Yard: 20-26 feet from patio edge to the back fence.
Back fence: one foot before drop off to watershed.
So when it rains now--and it comes down hard and fast then slow and eh then hard and fast, break, repeat--the water is immediately in puddle form and from my understanding of physics and engineering, it's still running off to the back but not fast enough. Most recently, I watched in fascination as standing water crawled about four and a half inches up the patio to quiver there before the rain let off and it slowly withdrew back to the (already soaked) ground. Right now, it's standing just short of the patio, which is about three inches above dirt level at that point and one half inch from the top of the water standing there.
Here's what I didn't even know about flooding because where I grew up--rural--we were on top of hill and everything rolled down fast: your entire backyard does not have to be flooded and your watershed does not have to be overflowing and gravity and elevation sometimes work against you when speed is involved. My backyard right now has several high spots which are just mud that are higher than my patio, but right now--the rain just started again--the water just went over the lip of my patio again at the four inch mark and is crawling toward me.
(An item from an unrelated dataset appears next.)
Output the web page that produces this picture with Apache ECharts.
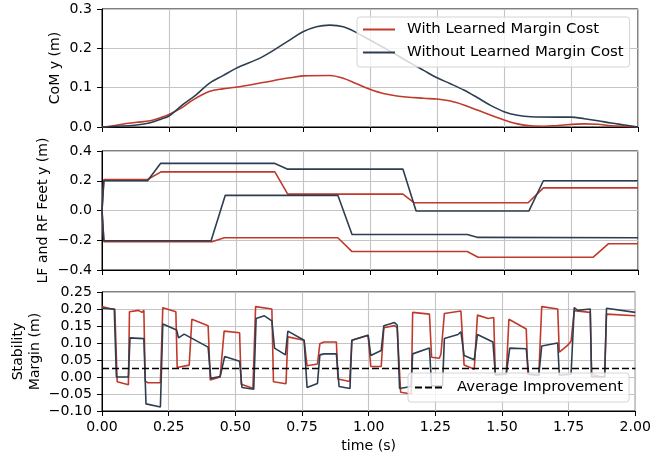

However, math! The patio--due to age and dirt and maybe God--has a slight downward inclination due to settling over the years, so the water does have to work to get to me. And it's only like, maybe a quarter inch of water right now edging toward me like very shallow doom. So most of it's running back to the yard to supersaturated dirt and I need more geometry to work out how long it might take with x hours of rain and y amount of rain per x to get to my back door (which is about three inches above the patio) or possibly wonder why I'm trying to do the math of flooding right now.
Also, I'm resenting that little island of perfectly unflooded dirt (wet, granted) a few feet from the patio right now. Seriously, what's up with that?